The Town of Fort Macleod will spend $25,000 to help a company explore options to build the police college.
Council voted Aug. 9 following a closed session to work with the St. Albert-based Commonwealth Corporate Support Services Group Canada Ltd.
“Commonwealth is a group we’re working with,” Mayor Shawn Patience confirmed Monday. “It is a group that specializes in development of P3s.”
A private-public partnership is the provincial government’s preferred way of building the Alberta Peace and Police Officer Training Centre in Fort Macleod.
Patience was tight-lipped about the arrangement with Commonwealth, only saying there are some options to be considered.
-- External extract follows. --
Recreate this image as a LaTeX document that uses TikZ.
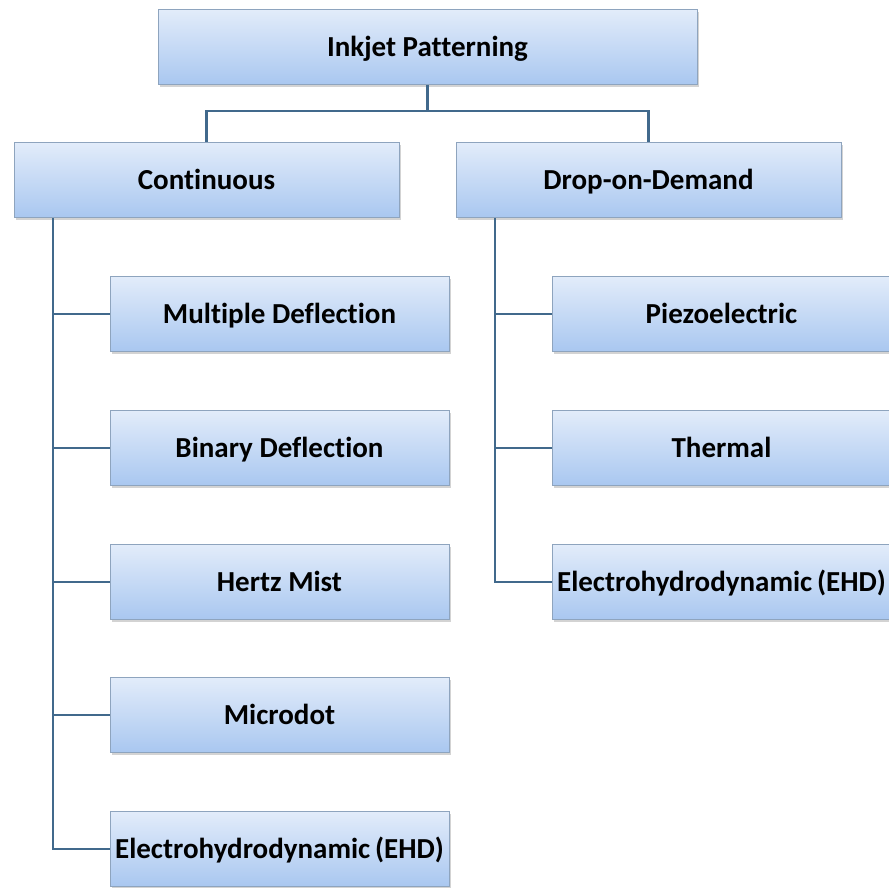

“We don’t want releasing the details to impact how this works,” Patience said. “Exposing the process could have a very negative impact on the process. Shortly we’ll be able to reveal the details.”
According to the company’s Web site, Commonwealth Corporate Support Services Group Canada Ltd. is registered in Saskatchewan, Alberta and B.C. to assist governments, societies, not-for-profit groups, school boards and not-for-profit co-operatives design, build, finance, operate and maintain infrastructure projects such as the police college. Commonwealth is involved in 30 projects. Patience and Town of Fort Macleod municipal manager Barry Elliott have met recently with project stakeholders.
Patience is optimistic some good news about the police college will be forthcoming soon from Edmonton.
“It is our expectation we’ll hear something is coming from the province with respect to moving this project forward,” Patience said.
In August 2006 the province said it planned to build a $110-million facility in Fort Macleod where 1,400 recruits would be trained each year. Four years later the sod still has not been turned as the government struggles to find a way to fund the project.
The project is stalled because the government can’t find a private partner to build the facility in the southeast corner of Fort Fort Macleod made a huge investment in winning the bid for the college over 30 other Alberta communities and providing a 320-acre site in southeast Fort Macleod where the college is to be built. Construction of the college was to begin 18 months following the announcement in August 2006.
Solicitor General Frank Oberle came to Fort Macleod in March to confirm his support for the project, and to promise he would work to move it forward.
Patience and his council have received similar endorsements this summer from Premier Ed Stelmach and Livingstone-Macleod MLA Evan Berger.
“I’m looking for something more definite,” Patience said of a pending announcement from Edmonton.